▶ [Your objective]:
Copy the data exactly as it appears, and do not include any pictures.

▶ [Collected data]:
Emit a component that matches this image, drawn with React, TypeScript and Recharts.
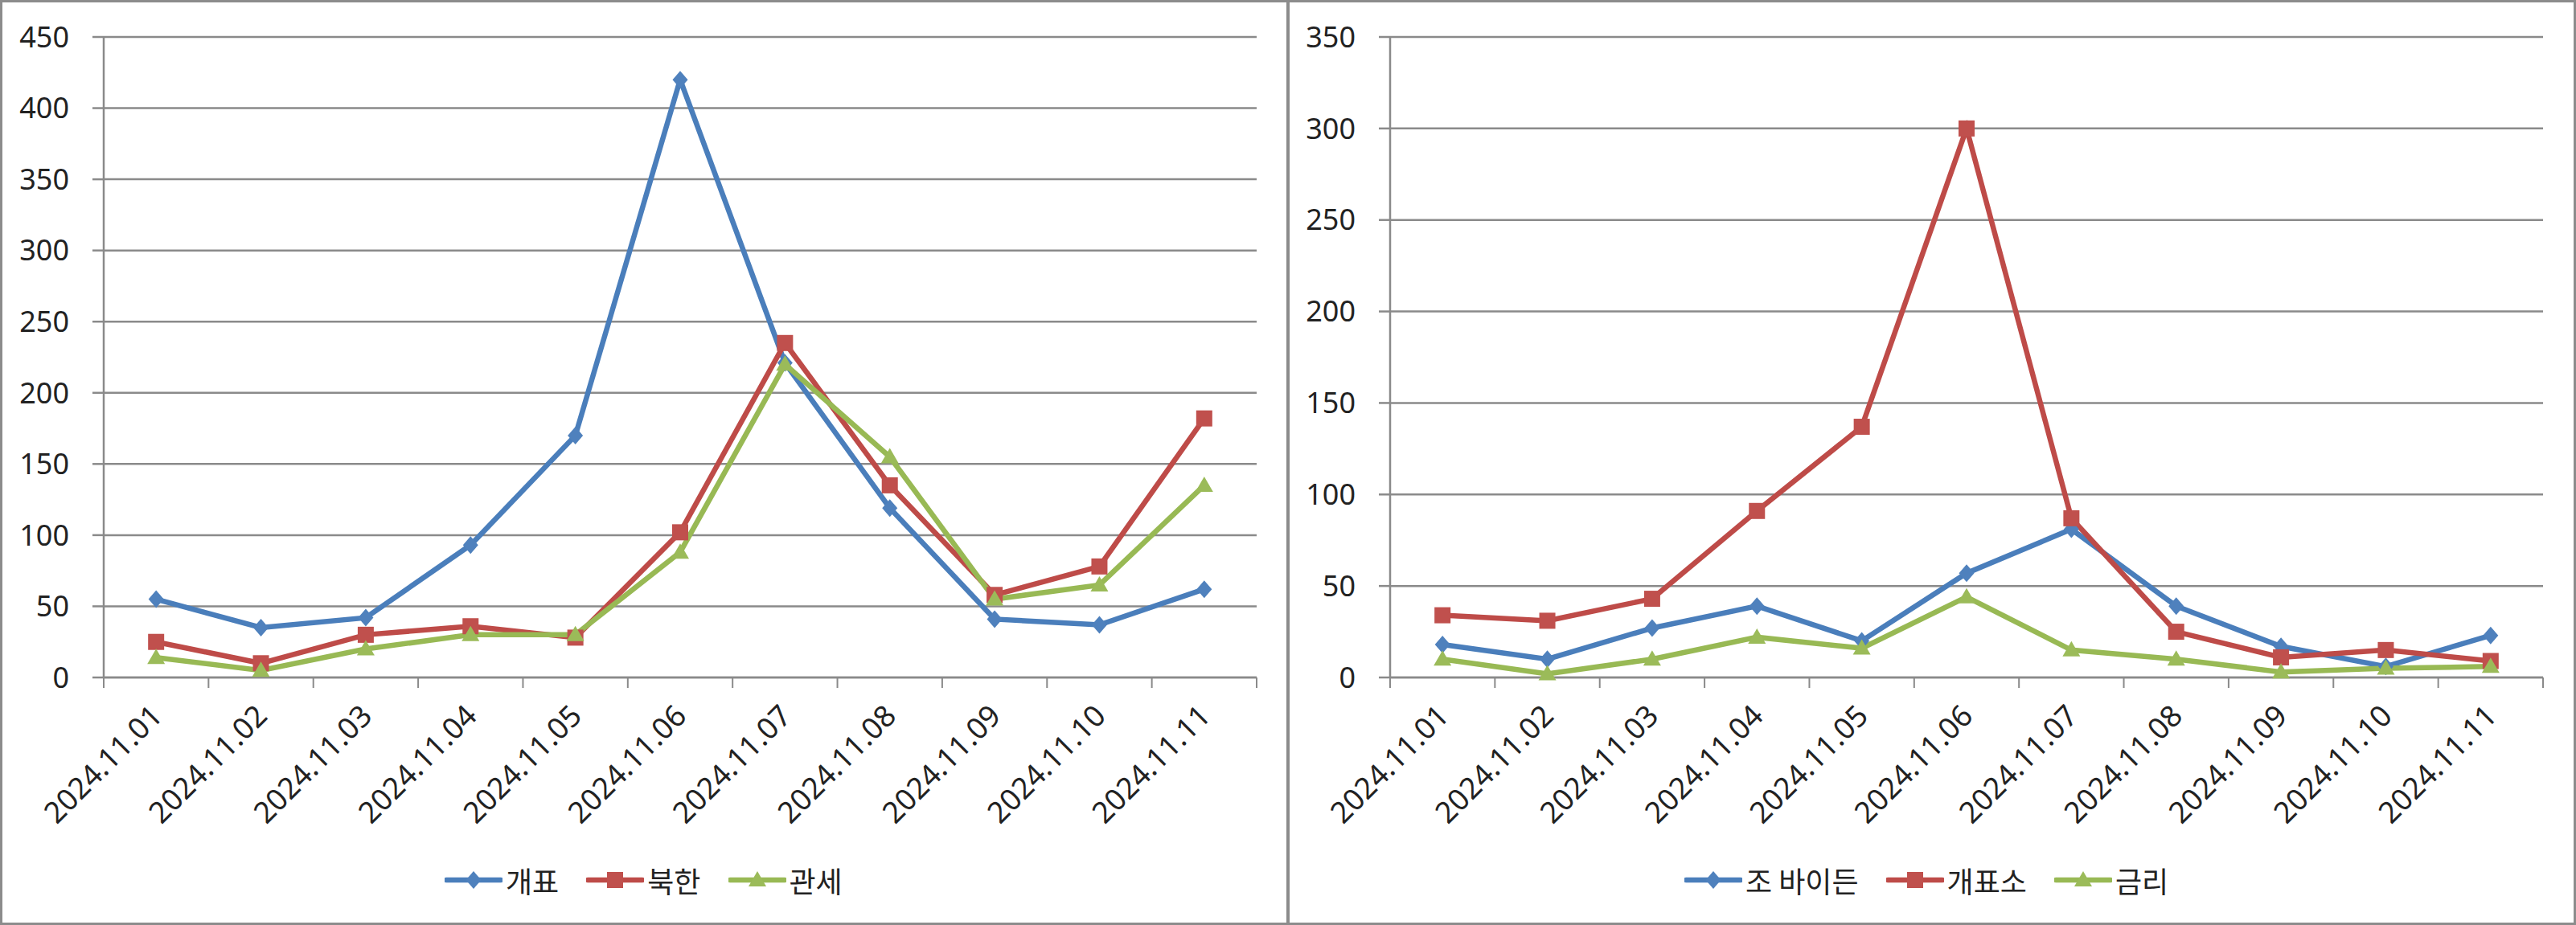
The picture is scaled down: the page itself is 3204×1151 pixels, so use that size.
import React from "react";
import { LineChart, Line, XAxis, YAxis, CartesianGrid } from "recharts";

const categories = [
  "2024.11.01", "2024.11.02", "2024.11.03", "2024.11.04", "2024.11.05", "2024.11.06",
  "2024.11.07", "2024.11.08", "2024.11.09", "2024.11.10", "2024.11.11",
];

// left panel
const gaepyo = [55, 35, 42, 93, 170, 420, 221, 119, 41, 37, 62];
const bukhan = [25, 10, 30, 36, 28, 102, 235, 135, 58, 78, 182];
const gwanse = [14, 5, 20, 30, 30, 88, 220, 155, 55, 65, 135];
const leftTicks = [0, 50, 100, 150, 200, 250, 300, 350, 400, 450];

// right panel
const biden = [18, 10, 27, 39, 20, 57, 81, 39, 17, 6, 23];
const gaepyoso = [34, 31, 43, 91, 137, 300, 87, 25, 11, 15, 9];
const geumri = [10, 2, 10, 22, 16, 44, 15, 10, 3, 5, 6];
const rightTicks = [0, 50, 100, 150, 200, 250, 300, 350];

const BLUE = { line: "#4a7ebb", mark: "#4f81bd" };
const RED = { line: "#be4b48", mark: "#c0504d" };
const GREEN = { line: "#98b954", mark: "#9bbb59" };

const W = 1604;
const H = 1151;
const M_LEFT = 129;
const M_RIGHT = 41;
const BAND = (W - M_LEFT - M_RIGHT) / categories.length;
const AXIS = "#8a8a8a";
const TEXT = "#222";
const NUM_FONT = "'Noto Sans', sans-serif";
const KR_FONT = "'Noto Sans CJK KR', 'Noto Sans', sans-serif";

type Shape = "diamond" | "square" | "triangle";

function marker(shape: Shape, cx: number, cy: number, fill: string, key?: any) {
  if (shape === "diamond") {
    return <path key={key} d={`M${cx},${cy - 11}L${cx + 9.5},${cy}L${cx},${cy + 11}L${cx - 9.5},${cy}Z`} fill={fill} />;
  }
  if (shape === "square") {
    return <rect key={key} x={cx - 10} y={cy - 10} width={20} height={20} fill={fill} />;
  }
  return <path key={key} d={`M${cx},${cy - 11}L${cx + 11},${cy + 8}L${cx - 11},${cy + 8}Z`} fill={fill} />;
}

function XTick(props: any) {
  const { x, y, payload, index } = props;
  const last = index === categories.length - 1;
  return (
    <g>
      <line x1={x - BAND / 2} y1={y} x2={x - BAND / 2} y2={y + 13} stroke={AXIS} strokeWidth={2} />
      {last && <line x1={x + BAND / 2} y1={y} x2={x + BAND / 2} y2={y + 13} stroke={AXIS} strokeWidth={2} />}
      <text
        transform={`translate(${x + 10},${y + 50}) rotate(-45)`}
        textAnchor="end"
        fontSize={37}
        fontFamily={NUM_FONT}
        fill={TEXT}
      >
        {payload.value}
      </text>
    </g>
  );
}

type Series = { key: string; name: string; color: { line: string; mark: string }; shape: Shape };

function Panel({ data, series, yMax, ticks, left, legendLeft }: {
  data: any[]; series: Series[]; yMax: number; ticks: number[]; left: number; legendLeft: number;
}) {
  return (
    <>
      <div style={{ position: "absolute", left, top: 0, width: W, height: H }}>
        <LineChart width={W} height={H} data={data} margin={{ top: 46, right: M_RIGHT, bottom: 0, left: 0 }}>
          <CartesianGrid vertical={false} stroke={AXIS} strokeWidth={2.5} />
          <XAxis
            dataKey="date"
            scale="band"
            interval={0}
            height={308}
            tickSize={0}
            tickMargin={0}
            tickLine={false}
            axisLine={{ stroke: AXIS, strokeWidth: 2.5 }}
            tick={<XTick />}
          />
          <YAxis
            width={M_LEFT}
            domain={[0, yMax]}
            ticks={ticks}
            interval={0}
            tickSize={14}
            tickMargin={29}
            tickLine={{ stroke: AXIS, strokeWidth: 2.5 }}
            axisLine={{ stroke: AXIS, strokeWidth: 2.5 }}
            tick={{ fontSize: 36, fontFamily: NUM_FONT, fill: TEXT }}
          />
          {series.map((s) => (
            <Line
              key={s.key}
              dataKey={s.key}
              name={s.name}
              stroke={s.color.line}
              strokeWidth={6.5}
              isAnimationActive={false}
              dot={(p: any) => marker(s.shape, p.cx, p.cy, s.color.mark, `${s.key}-${p.index}`)}
              activeDot={false}
            />
          ))}
        </LineChart>
      </div>
      <div
        style={{
          position: "absolute",
          left: legendLeft,
          top: 1074,
          height: 42,
          display: "flex",
          alignItems: "center",
          gap: 34,
          fontFamily: KR_FONT,
          fontSize: 36,
          color: TEXT,
          whiteSpace: "nowrap",
        }}
      >
        {series.map((s) => (
          <div key={s.key} style={{ display: "flex", alignItems: "center" }}>
            <svg width={72} height={26}>
              <line x1={2} y1={13} x2={70} y2={13} stroke={s.color.line} strokeWidth={6.5} strokeLinecap="round" />
              {marker(s.shape, 36, 13, s.color.mark)}
            </svg>
            <span style={{ marginLeft: 4 }}>{s.name}</span>
          </div>
        ))}
      </div>
      <div
        style={{
          position: "absolute",
          left,
          top: 0,
          width: W,
          height: H,
          boxSizing: "border-box",
          border: "3px solid #8c8c8c",
          pointerEvents: "none",
        }}
      />
    </>
  );
}

export default function App() {
  const leftData = categories.map((date, i) => ({ date, a: gaepyo[i], b: bukhan[i], c: gwanse[i] }));
  const rightData = categories.map((date, i) => ({ date, a: biden[i], b: gaepyoso[i], c: geumri[i] }));
  const leftSeries: Series[] = [
    { key: "a", name: "개표", color: BLUE, shape: "diamond" },
    { key: "b", name: "북한", color: RED, shape: "square" },
    { key: "c", name: "관세", color: GREEN, shape: "triangle" },
  ];
  const rightSeries: Series[] = [
    { key: "a", name: "조 바이든", color: BLUE, shape: "diamond" },
    { key: "b", name: "개표소", color: RED, shape: "square" },
    { key: "c", name: "금리", color: GREEN, shape: "triangle" },
  ];
  return (
    <div style={{ position: "absolute", left: 0, top: 0, width: 3204, height: H, background: "#fff" }}>
      <Panel data={leftData} series={leftSeries} yMax={450} ticks={leftTicks} left={0} legendLeft={553} />
      <Panel data={rightData} series={rightSeries} yMax={350} ticks={rightTicks} left={1600} legendLeft={2095} />
    </div>
  );
}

▶ [Result for this task]:
Emit a component that matches this image, drawn with React, TypeScript and Recharts.
The picture is scaled down: the page itself is 3204×1151 pixels, so use that size.
import React from "react";
import { LineChart, Line, XAxis, YAxis, CartesianGrid } from "recharts";

const categories = [
  "2024.11.01", "2024.11.02", "2024.11.03", "2024.11.04", "2024.11.05", "2024.11.06",
  "2024.11.07", "2024.11.08", "2024.11.09", "2024.11.10", "2024.11.11",
];

// left panel
const gaepyo = [55, 35, 42, 93, 170, 420, 221, 119, 41, 37, 62];
const bukhan = [25, 10, 30, 36, 28, 102, 235, 135, 58, 78, 182];
const gwanse = [14, 5, 20, 30, 30, 88, 220, 155, 55, 65, 135];
const leftTicks = [0, 50, 100, 150, 200, 250, 300, 350, 400, 450];

// right panel
const biden = [18, 10, 27, 39, 20, 57, 81, 39, 17, 6, 23];
const gaepyoso = [34, 31, 43, 91, 137, 300, 87, 25, 11, 15, 9];
const geumri = [10, 2, 10, 22, 16, 44, 15, 10, 3, 5, 6];
const rightTicks = [0, 50, 100, 150, 200, 250, 300, 350];

const BLUE = { line: "#4a7ebb", mark: "#4f81bd" };
const RED = { line: "#be4b48", mark: "#c0504d" };
const GREEN = { line: "#98b954", mark: "#9bbb59" };

const W = 1604;
const H = 1151;
const M_LEFT = 129;
const M_RIGHT = 41;
const BAND = (W - M_LEFT - M_RIGHT) / categories.length;
const AXIS = "#8a8a8a";
const TEXT = "#222";
const NUM_FONT = "'Noto Sans', sans-serif";
const KR_FONT = "'Noto Sans CJK KR', 'Noto Sans', sans-serif";

type Shape = "diamond" | "square" | "triangle";

function marker(shape: Shape, cx: number, cy: number, fill: string, key?: any) {
  if (shape === "diamond") {
    return <path key={key} d={`M${cx},${cy - 11}L${cx + 9.5},${cy}L${cx},${cy + 11}L${cx - 9.5},${cy}Z`} fill={fill} />;
  }
  if (shape === "square") {
    return <rect key={key} x={cx - 10} y={cy - 10} width={20} height={20} fill={fill} />;
  }
  return <path key={key} d={`M${cx},${cy - 11}L${cx + 11},${cy + 8}L${cx - 11},${cy + 8}Z`} fill={fill} />;
}

function XTick(props: any) {
  const { x, y, payload, index } = props;
  const last = index === categories.length - 1;
  return (
    <g>
      <line x1={x - BAND / 2} y1={y} x2={x - BAND / 2} y2={y + 13} stroke={AXIS} strokeWidth={2} />
      {last && <line x1={x + BAND / 2} y1={y} x2={x + BAND / 2} y2={y + 13} stroke={AXIS} strokeWidth={2} />}
      <text
        transform={`translate(${x + 10},${y + 50}) rotate(-45)`}
        textAnchor="end"
        fontSize={37}
        fontFamily={NUM_FONT}
        fill={TEXT}
      >
        {payload.value}
      </text>
    </g>
  );
}

type Series = { key: string; name: string; color: { line: string; mark: string }; shape: Shape };

function Panel({ data, series, yMax, ticks, left, legendLeft }: {
  data: any[]; series: Series[]; yMax: number; ticks: number[]; left: number; legendLeft: number;
}) {
  return (
    <>
      <div style={{ position: "absolute", left, top: 0, width: W, height: H }}>
        <LineChart width={W} height={H} data={data} margin={{ top: 46, right: M_RIGHT, bottom: 0, left: 0 }}>
          <CartesianGrid vertical={false} stroke={AXIS} strokeWidth={2.5} />
          <XAxis
            dataKey="date"
            scale="band"
            interval={0}
            height={308}
            tickSize={0}
            tickMargin={0}
            tickLine={false}
            axisLine={{ stroke: AXIS, strokeWidth: 2.5 }}
            tick={<XTick />}
          />
          <YAxis
            width={M_LEFT}
            domain={[0, yMax]}
            ticks={ticks}
            interval={0}
            tickSize={14}
            tickMargin={29}
            tickLine={{ stroke: AXIS, strokeWidth: 2.5 }}
            axisLine={{ stroke: AXIS, strokeWidth: 2.5 }}
            tick={{ fontSize: 36, fontFamily: NUM_FONT, fill: TEXT }}
          />
          {series.map((s) => (
            <Line
              key={s.key}
              dataKey={s.key}
              name={s.name}
              stroke={s.color.line}
              strokeWidth={6.5}
              isAnimationActive={false}
              dot={(p: any) => marker(s.shape, p.cx, p.cy, s.color.mark, `${s.key}-${p.index}`)}
              activeDot={false}
            />
          ))}
        </LineChart>
      </div>
      <div
        style={{
          position: "absolute",
          left: legendLeft,
          top: 1074,
          height: 42,
          display: "flex",
          alignItems: "center",
          gap: 34,
          fontFamily: KR_FONT,
          fontSize: 36,
          color: TEXT,
          whiteSpace: "nowrap",
        }}
      >
        {series.map((s) => (
          <div key={s.key} style={{ display: "flex", alignItems: "center" }}>
            <svg width={72} height={26}>
              <line x1={2} y1={13} x2={70} y2={13} stroke={s.color.line} strokeWidth={6.5} strokeLinecap="round" />
              {marker(s.shape, 36, 13, s.color.mark)}
            </svg>
            <span style={{ marginLeft: 4 }}>{s.name}</span>
          </div>
        ))}
      </div>
      <div
        style={{
          position: "absolute",
          left,
          top: 0,
          width: W,
          height: H,
          boxSizing: "border-box",
          border: "3px solid #8c8c8c",
          pointerEvents: "none",
        }}
      />
    </>
  );
}

export default function App() {
  const leftData = categories.map((date, i) => ({ date, a: gaepyo[i], b: bukhan[i], c: gwanse[i] }));
  const rightData = categories.map((date, i) => ({ date, a: biden[i], b: gaepyoso[i], c: geumri[i] }));
  const leftSeries: Series[] = [
    { key: "a", name: "개표", color: BLUE, shape: "diamond" },
    { key: "b", name: "북한", color: RED, shape: "square" },
    { key: "c", name: "관세", color: GREEN, shape: "triangle" },
  ];
  const rightSeries: Series[] = [
    { key: "a", name: "조 바이든", color: BLUE, shape: "diamond" },
    { key: "b", name: "개표소", color: RED, shape: "square" },
    { key: "c", name: "금리", color: GREEN, shape: "triangle" },
  ];
  return (
    <div style={{ position: "absolute", left: 0, top: 0, width: 3204, height: H, background: "#fff" }}>
      <Panel data={leftData} series={leftSeries} yMax={450} ticks={leftTicks} left={0} legendLeft={553} />
      <Panel data={rightData} series={rightSeries} yMax={350} ticks={rightTicks} left={1600} legendLeft={2095} />
    </div>
  );
}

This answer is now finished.